Thanks to the tenacity of a small group of Oregon bakers fighting to become members of BCTGM Local 114 (Portland, Ore.), nearly 200,000 Oregon manufacturing workers will benefit from strengthened overtime laws.

In January, Oregon’s Bureau of Labor and Industries changed how it interprets overtime laws as a result of a lawsuit filed on behalf of Portland Specialty Bakery (PSB) workers. The baking company was charged with violating an Oregon state law that requires overtime pay when workers employed in a mill, factory or manufacturing facility work more than 10 hours in a day. The Oregon Bureau of Labor and Industries was forced to issue an immediate statewide correction to the overtime law.

Seeking to overturn the changes, the business industry lobbied the Oregon state legislative session. H.B. 3458, Overtime Protections for Manufacturing Workers, began as a business-backed effort to strike down the worker-friendly legal interpretation of the law requiring overtime pay after 10 hours in factories and mills.

BCTGM Local 114 organizers and Portland Specialty Bakery workers were called upon to testify during the legislative session. As a result of their testimony and the efforts of the Oregon AFL-CIO, BCTGM and national AFL-CIO, the bill was amended and expanded to further protect workers. The revisions of Oregon’s overtime law guarantee 10 hours of rest between shifts of eight hours or more, a new weekly cap of 60 hours, and no mandatory workweeks longer than 55. Unionized workers are allowed to waive some of those provisions in their collective bargaining agreement.

 “The law adds several layers of protection for our manufacturing workers,” says BCTGM Local 114 Secretary Treasurer Terry Lansing. “But what I really like is that if an employer sees the law as too restrictive, then the employer can recognize a Union to represent the workers and negotiate a work week that works best for them and the workers. The law is an aid in organizing workers. And organizing the unorganized is worth the effort,” Lansing concludes.

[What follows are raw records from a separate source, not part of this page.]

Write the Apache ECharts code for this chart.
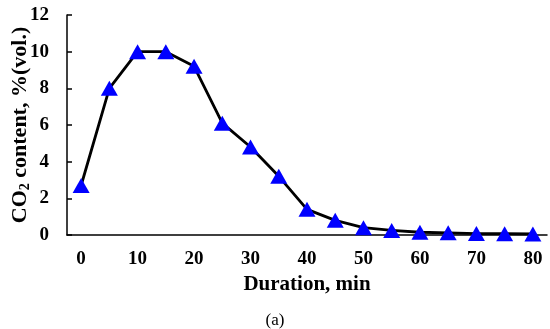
<!DOCTYPE html>
<html><head><meta charset="utf-8">
<script src="https://cdn.jsdelivr.net/npm/echarts@6/dist/echarts.min.js"></script>
<style>html,body{margin:0;padding:0;background:#fff}#c{width:550px;height:329px}</style>
</head><body><div id="c"></div>
<script>
const durations = ['0','5','10','15','20','25','30','35','40','45','50','55','60','65','70','75','80'];
const co2 = [2.7, 8.0, 10.0, 10.0, 9.2, 6.1, 4.8, 3.2, 1.4, 0.8, 0.4, 0.25, 0.15, 0.12, 0.08, 0.07, 0.06];
const yTicks = {min: 0, max: 12, step: 2};
const font = '"Liberation Serif", "Times New Roman", serif';
const chart = echarts.init(document.getElementById('c'));
chart.setOption({
  animation: false,
  grid: {left: 67, right: 3, top: 15, bottom: 94, containLabel: false, outerBoundsMode: 'none'},
  xAxis: {
    type: 'category', data: durations, boundaryGap: true,
    axisLine: {lineStyle: {color: '#000', width: 1.5}},
    axisTick: {inside: true, interval: 0, length: 5, lineStyle: {color: '#000', width: 1.5}},
    axisLabel: {interval: 1, color: '#000', fontFamily: font, fontWeight: 'bold', fontSize: 19, margin: 15},
    name: 'Duration, min', nameLocation: 'middle', nameGap: 39, nameMoveOverlap: false,
    nameTextStyle: {color: '#000', fontFamily: font, fontWeight: 'bold', fontSize: 21}
  },
  yAxis: {
    type: 'value', min: yTicks.min, max: yTicks.max, interval: yTicks.step,
    axisLine: {show: true, lineStyle: {color: '#000', width: 1.5}},
    axisTick: {show: true, inside: true, length: 5, lineStyle: {color: '#000', width: 1.5}},
    splitLine: {show: false},
    axisLabel: {color: '#000', fontFamily: font, fontWeight: 'bold', fontSize: 19, margin: 18},
    name: '{a|CO}{b|2}{a| content, %(vol.)}', nameLocation: 'middle', nameGap: 35, nameMoveOverlap: false,
    nameTextStyle: {
      color: '#000', fontFamily: font, fontWeight: 'bold', fontSize: 22,
      rich: {
        a: {fontFamily: font, fontWeight: 'bold', fontSize: 22, color: '#000', lineHeight: 24, verticalAlign: 'middle'},
        b: {fontFamily: font, fontWeight: 'bold', fontSize: 14, color: '#000', lineHeight: 24, verticalAlign: 'bottom'}
      }
    }
  },
  series: [{
    type: 'line', data: co2,
    lineStyle: {color: '#000', width: 2.8},
    symbol: 'triangle', symbolSize: [17, 15],
    itemStyle: {color: '#0000FF'}
  }],
  title: {
    text: '(a)', left: 'center', top: 307,
    textStyle: {fontFamily: font, fontWeight: 'normal', fontSize: 17, color: '#000'}
  }
});
</script></body></html>
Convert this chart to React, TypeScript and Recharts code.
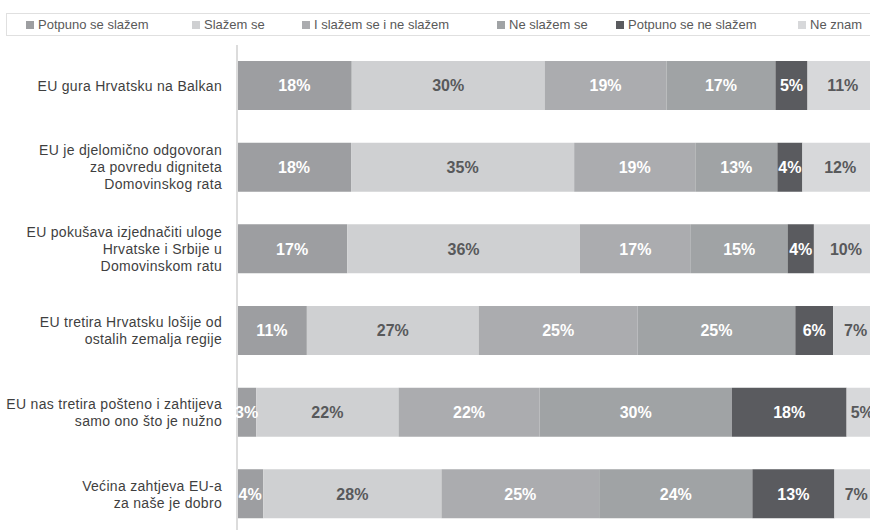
import { Bar, BarChart, LabelList, XAxis, YAxis } from 'recharts'

const categories = [
  'EU gura Hrvatsku na Balkan',
  'EU je djelomično odgovoran\nza povredu digniteta\nDomovinskog rata',
  'EU pokušava izjednačiti uloge\nHrvatske i Srbije u\nDomovinskom ratu',
  'EU tretira Hrvatsku lošije od\nostalih zemalja regije',
  'EU nas tretira pošteno i zahtijeva\nsamo ono što je nužno',
  'Većina zahtjeva EU-a\nza naše je dobro',
]

const potpunoSlazem = [17.9, 17.8, 17.2, 10.9, 3.0, 4.1]
const slazem = [30.1, 34.8, 36.3, 26.8, 22.2, 27.8]
const niNe = [19.0, 18.9, 17.3, 24.8, 22.0, 24.6]
const neSlazem = [17.0, 12.8, 15.1, 24.6, 30.0, 23.9]
const potpunoNe = [5.0, 3.9, 4.1, 5.9, 17.9, 12.8]
const neZnam = [11.0, 11.8, 10.0, 7.0, 4.9, 6.8]

const seriesNames = [
  'Potpuno se slažem',
  'Slažem se',
  'I slažem se i ne slažem',
  'Ne slažem se',
  'Potpuno se ne slažem',
  'Ne znam',
]

const data = categories.map((name, i) => ({
  name,
  s0: potpunoSlazem[i],
  s1: slazem[i],
  s2: niNe[i],
  s3: neSlazem[i],
  s4: potpunoNe[i],
  s5: neZnam[i],
}))

const fills = ['#9d9ea1', '#cfd0d2', '#abacaf', '#a0a3a5', '#5a5b5f', '#d7d8da']
const labelFills = ['#ffffff', '#58595b', '#ffffff', '#ffffff', '#ffffff', '#58595b']
const legendLeft = [19, 185, 295, 490, 609, 791]

const font = '"Liberation Sans", Arial, sans-serif'

function CategoryTick({ x, y, payload }: any) {
  const lines = String(payload.value).split('\n')
  const lh = 17
  const start = y - ((lines.length - 1) * lh) / 2
  return (
    <text textAnchor="end" fill="#3f3f3f" fontSize={14} letterSpacing={0.3} fontFamily={font}>
      {lines.map((l, i) => (
        <tspan key={i} x={x} y={start + i * lh} dy="0.35em">
          {l}
        </tspan>
      ))}
    </text>
  )
}

export default function App() {
  return (
    <div
      style={{
        position: 'absolute',
        left: 0,
        top: 0,
        width: 870,
        height: 530,
        overflow: 'hidden',
        background: '#fff',
        fontFamily: font,
      }}
    >
      <div
        style={{
          position: 'absolute',
          left: 6,
          top: 13,
          width: 880,
          height: 23,
          border: '1px solid #e0e0e0',
          boxSizing: 'border-box',
        }}
      >
        {seriesNames.map((n, i) => (
          <div
            key={n}
            style={{
              position: 'absolute',
              left: legendLeft[i],
              top: 3,
              fontSize: 13,
              color: '#595959',
              display: 'flex',
              alignItems: 'center',
              whiteSpace: 'nowrap',
            }}
          >
            <span style={{ width: 8, height: 8, background: fills[i], marginRight: 4, display: 'inline-block' }} />
            {n}
          </div>
        ))}
      </div>

      <BarChart
        width={878}
        height={535}
        data={data}
        layout="vertical"
        margin={{ top: 45, right: 0, bottom: 0, left: 0 }}
        style={{ position: 'absolute', left: 0, top: 0 }}
      >
        <XAxis type="number" domain={[0, 100]} hide />
        <YAxis
          type="category"
          dataKey="name"
          width={237}
          axisLine={{ stroke: '#dcdcdc', strokeWidth: 2 }}
          tickLine={false}
          tickMargin={9}
          tick={<CategoryTick />}
          interval={0}
        />
        {['s0', 's1', 's2', 's3', 's4', 's5'].map((k, i) => (
          <Bar key={k} dataKey={k} stackId="a" fill={fills[i]} barSize={49} isAnimationActive={false}>
            <LabelList
              dataKey={k}
              position="center"
              formatter={(v: any) => `${Math.round(Number(v))}%`}
              fill={labelFills[i]}
              fontSize={16}
              fontWeight="bold"
              fontFamily={font}
            />
          </Bar>
        ))}
      </BarChart>
    </div>
  )
}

Oregon also passed two pieces of first-in-the-nation labor legislation: cracking down on abusive scheduling practices by employers, and preventing local jurisdictions from passing antiunion “right-to-work” ordinances.

Portland Specialty Baking workers voted in a NLRB union election in February 2016. But thanks to an intense anti-union campaign led by the company, the vote fell short. Workers continue their effort to join BCTGM Local 114.